Still Here

Still Here: Trish Hopkinson

With our “Still Here” series, we are checking in with members of Utah’s art community to see what the past several months have meant for them. Trish Hopkinson is a poet, blogger, and advocate for the literary arts. You can find her online at SelfishPoet.com and provisionally in Utah, where she runs the regional poetry group Rock Canyon Poets and folds poems to fill Poemball machines for Provo Poetry. Her poetry has been published in several lit mags and journals, including Tinderbox, Glass Poetry Press, and The Penn Review; her third chapbook Footnote was published by Lithic Press in 2017, and her most recent e-chapbook, Almost Famous, was published by Yavanika Press in 2019. Hopkinson will happily answer to labels such as atheist, feminist, and empty nester; and enjoys traveling, live music, and craft beer.

It’s surreal to think back to early March when I flew home from San Antonio after a combination day-job/writing trip — the elbow bump greetings with clients and the quiet eeriness of a barely attended AWP writers conference. At the time, I had no notion that Covid-19 would stretch through the end of this year and beyond. My family and I have been fortunate in many ways, some of us able to work from home and maintain our incomes, while others have been fraught with intense anxiety and struggling to get by financially.
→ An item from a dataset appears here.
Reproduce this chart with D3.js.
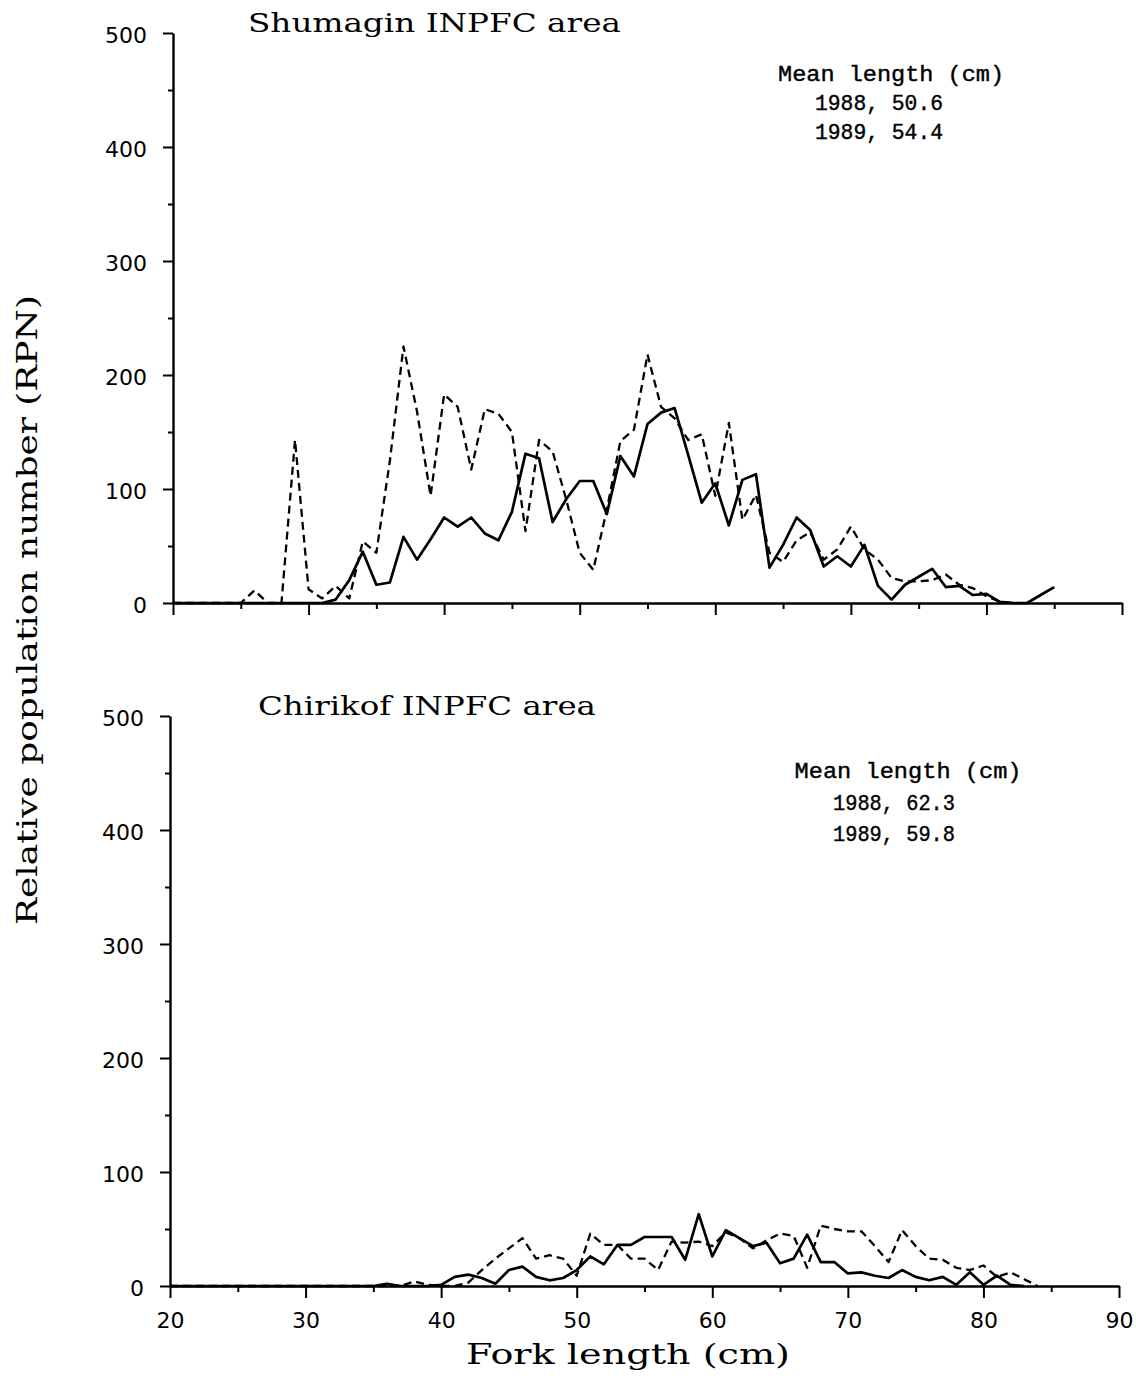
<!DOCTYPE html>
<html>
<head>
<meta charset="utf-8">
<script src="https://cdn.jsdelivr.net/npm/d3@7"></script>
<style>
  html, body { margin: 0; padding: 0; background: #fff; }
  svg { display: block; }
</style>
</head>
<body>
<svg id="chart" width="1136" height="1396"></svg>
<script>
// ---------- data ----------
const lengthsTop = d3.range(20, 86);      // 20..85 cm
const lengthsBottom = d3.range(20, 85);   // 20..84 cm

const shumagin1988 = [0,0,0,0,0,0,11,0,0,143, 12,4,15,4,54,44,125,225,168,94,
  183,172,117,170,166,150,63,143,133,91, 44,29,82,142,152,218,172,162,143,148,
  94,158,73,95,44,36,55,62,38,47, 67,47,38,22,19,19,20,25,16,13,
  6,1,0];
const shumagin1989 = [0,0,0,0,0,0,0,0,0,0, 0,0,3,20,45,16,18,58,38,56,
  75,67,75,61,55,80,131,127,71,91, 107,107,78,129,111,157,167,171,130,88,
  105,68,108,113,31,51,75,64,32,41, 32,51,15,3,16,23,30,14,15,7,
  8,1,0,0,7,14];
const chirikof1988 = [0,0,0,0,0,0,0,0,0,0, 0,0,0,0,0,0,0,0,4,1,
  0,0,3,14,24,33,42,24,27,24, 9,46,36,36,24,24,14,39,38,39,
  35,47,42,33,40,46,44,16,53,50, 48,48,35,21,49,35,24,23,16,14,
  18,8,12,6,0];
const chirikof1989 = [0,0,0,0,0,0,0,0,0,0, 0,0,0,0,0,0,2,0,0,0,
  1,8,10,7,2,14,17,8,5,7, 14,26,19,36,36,43,43,43,23,63,
  26,49,42,35,38,20,24,45,21,21, 11,12,9,7,14,8,5,8,1,12,
  1,9,1,0];

const xMajorTicks = [20, 30, 40, 50, 60, 70, 80, 90];
const xMinorTicks = [25, 35, 45, 55, 65, 75, 85];
const yMajorTicks = [0, 100, 200, 300, 400, 500];
const yMinorTicks = [50, 150, 250, 350, 450];

const panels = [
  { title: "Shumagin INPFC area", lengths88: lengthsTop.slice(0, shumagin1988.length), v88: shumagin1988,
    lengths89: lengthsTop.slice(0, shumagin1989.length), v89: shumagin1989,
    mean: ["Mean length (cm)", "1988, 50.6", "1989, 54.4"], xLabels: false },
  { title: "Chirikof INPFC area", lengths88: lengthsBottom.slice(0, chirikof1988.length), v88: chirikof1988,
    lengths89: lengthsBottom.slice(0, chirikof1989.length), v89: chirikof1989,
    mean: ["Mean length (cm)", "1988, 62.3", "1989, 59.8"], xLabels: true }
];

// ---------- layout ----------
const layout = [
  { x0: 173, x1: 1122, y0: 603, y1: 33,
    title: { x: 248, y: 32, w: 373 },
    mean: [{ x: 891, y: 81, w: 226 }, { x: 879, y: 110, w: 128 }, { x: 879, y: 139, w: 128 }] },
  { x0: 170, x1: 1119, y0: 1286, y1: 716,
    title: { x: 258, y: 715, w: 338 },
    mean: [{ x: 908, y: 778, w: 227 }, { x: 894, y: 810, w: 122 }, { x: 894, y: 841, w: 122 }] }
];

const svg = d3.select("#chart");
const serif = "'DejaVu Serif', 'Liberation Serif', serif";
const mono = "'Liberation Mono', 'DejaVu Sans Mono', monospace";
const sans = "'DejaVu Sans', 'Liberation Sans', sans-serif";

panels.forEach((p, i) => {
  const L = layout[i];
  const x = d3.scaleLinear().domain([20, 90]).range([L.x0, L.x1]);
  const y = d3.scaleLinear().domain([0, 500]).range([L.y0, L.y1]);
  const g = svg.append("g");

  // x axis major
  const xa = g.append("g").attr("transform", `translate(0,${L.y0})`)
    .call(d3.axisBottom(x).tickValues(xMajorTicks).tickSize(12).tickSizeOuter(0).tickPadding(14)
      .tickFormat(p.xLabels ? d3.format("d") : () => ""));
  xa.select(".domain").attr("stroke-width", 2.4);
  xa.selectAll(".tick line").attr("stroke-width", 2);
  xa.selectAll("text").attr("font-family", sans).attr("font-size", 22).attr("fill", "#000");
  const xm = g.append("g").attr("transform", `translate(0,${L.y0})`)
    .call(d3.axisBottom(x).tickValues(xMinorTicks).tickSize(6).tickFormat(() => ""));
  xm.select(".domain").remove();
  xm.selectAll(".tick line").attr("stroke-width", 2);

  // y axis
  const ya = g.append("g").attr("transform", `translate(${L.x0},0)`)
    .call(d3.axisLeft(y).tickValues(yMajorTicks).tickSize(10).tickSizeOuter(0).tickPadding(16));
  ya.select(".domain").attr("stroke-width", 2.4);
  ya.selectAll(".tick line").attr("stroke-width", 2);
  ya.selectAll("text").attr("font-family", sans).attr("font-size", 22).attr("fill", "#000")
    .attr("dy", "0.45em");
  const ym = g.append("g").attr("transform", `translate(${L.x0},0)`)
    .call(d3.axisLeft(y).tickValues(yMinorTicks).tickSize(5).tickFormat(() => ""));
  ym.select(".domain").remove();
  ym.selectAll(".tick line").attr("stroke-width", 2);

  // lines
  const d88 = p.lengths88.map((l, k) => [l, p.v88[k]]);
  const d89 = p.lengths89.map((l, k) => [l, p.v89[k]]);
  const line = d3.line().x(d => x(d[0])).y(d => y(d[1]));
  g.append("path").datum(d88).attr("d", line).attr("fill", "none").attr("stroke", "#000")
    .attr("stroke-width", 2.3).attr("stroke-dasharray", "8,5").attr("stroke-linejoin", "round");
  g.append("path").datum(d89).attr("d", line).attr("fill", "none").attr("stroke", "#000")
    .attr("stroke-width", 2.7).attr("stroke-linejoin", "round");

  // title
  g.append("text").attr("x", L.title.x).attr("y", L.title.y)
    .attr("font-family", serif).attr("font-size", 26).attr("fill", "#000")
    .attr("textLength", L.title.w).attr("lengthAdjust", "spacingAndGlyphs")
    .text(p.title);

  // mean lengths
  p.mean.forEach((t, k) => {
    const m = L.mean[k];
    g.append("text").attr("x", m.x - m.w / 2).attr("y", m.y)
      .attr("font-family", mono).attr("font-size", 22).attr("font-weight", "normal").attr("fill", "#000")
      .attr("stroke", "#000").attr("stroke-width", 0.4)
      .attr("textLength", m.w).attr("lengthAdjust", "spacingAndGlyphs")
      .text(t);
  });
});

// axis titles
svg.append("text").attr("transform", "translate(37,610) rotate(-90)")
  .attr("x", -315).attr("y", 0)
  .attr("font-family", serif).attr("font-size", 27).attr("fill", "#000")
  .attr("textLength", 630).attr("lengthAdjust", "spacingAndGlyphs")
  .text("Relative population number (RPN)");
svg.append("text").attr("x", 466).attr("y", 1364)
  .attr("font-family", serif).attr("font-size", 27).attr("fill", "#000")
  .attr("textLength", 324).attr("lengthAdjust", "spacingAndGlyphs")
  .text("Fork length (cm)");
</script>
</body>
</html>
From a creative standpoint, poetry all but stopped for me at first. Being home constantly without a commute should have meant I’d have more time for reading and creating, but I often found myself without motivation and picking up a book of poems just felt emotionally exhausting. I pushed myself to find online poetry workshops to inspire me to write. I signed up for too many, over committing myself, completed some, and completely ditched a few, sadly some of which were expensive. I have written some poems and continued some projects, probably as many as I would have had I not been wallowing in the pandemic, but those poems and projects felt much more taxing than they normally would have and took more time. I let some things wait, wait some more, and there are still some I haven’t returned to.

I used to visit Pioneer Book in Provo at least twice a month to run the Rock Canyon Poets reading series and workshops and to refill the Poemball machine. We still workshop virtually as a group monthly, but the Poemball machine likely sits empty, with a couple of sad, hatched capsules hugging the bottom of a machine originally meant for gumballs. The virtual reading space for poetry and other writers is overrun with hundreds of online readings — so many, it’s hard to choose which ones to attend and which ones to skip. I opted to discontinue the reading series until we can once again meet in person, rather than competing for national or global poetry audiences. There have been some small successes. I did lead a community poetry workshop (online this time) with the Utah Humanities Book Festival for the 6th year, resulting in what I think is the best and most beautiful anthology of poems we’ve ever created.

I’ve relied a lot on music, watching online concerts and listening to KRCL nearly non-stop, and have enjoyed still working with their current affairs program, RadioACTive and producer Lara Jones. She’s been a huge advocate of Utah poets and poetry in general. She recently had an excellent idea to help bring more poetry to the airwaves, and I’m excited to be working with her to continue to promote Utah poets. We decided to revamp the Poetry Happens monthly feature into smaller mini-features of Utah poets reading their work that can be played on KRCL, and since April, have re-titled it to “Poetry STILL Happens.” I’ve received some great audio of Utah poets already, which will be played on the radio in the coming months. KRCL even added a Poetry page to their web site to post the recordings once they’ve aired.

As for my own work, I was surprised that I’d written any poems at all. When asked to read for virtual events, I’d double-click my 2020 poetry folder and even though it felt like there would only be a few poems there, there were far more than I expected or ever remember writing. It took me nearly all year, but I’m finally working on the last edits with my editor for my first full-length manuscript entitled “A Godless Ascends,” including a few poems finished in recent months. My plan is to wrap up those edits and start sending it out to presses before the end of the year.

All in all, this year has been filled with unexpected challenges, being a parent, wife, friend, and poet in ways I couldn’t have anticipated; and I am ready for it to be over. January 20, 2021 can’t come soon enough. While 2020 is a year none of us will forget for its hardships and losses, we’ll also have the poems, stories, and art from those who lived it.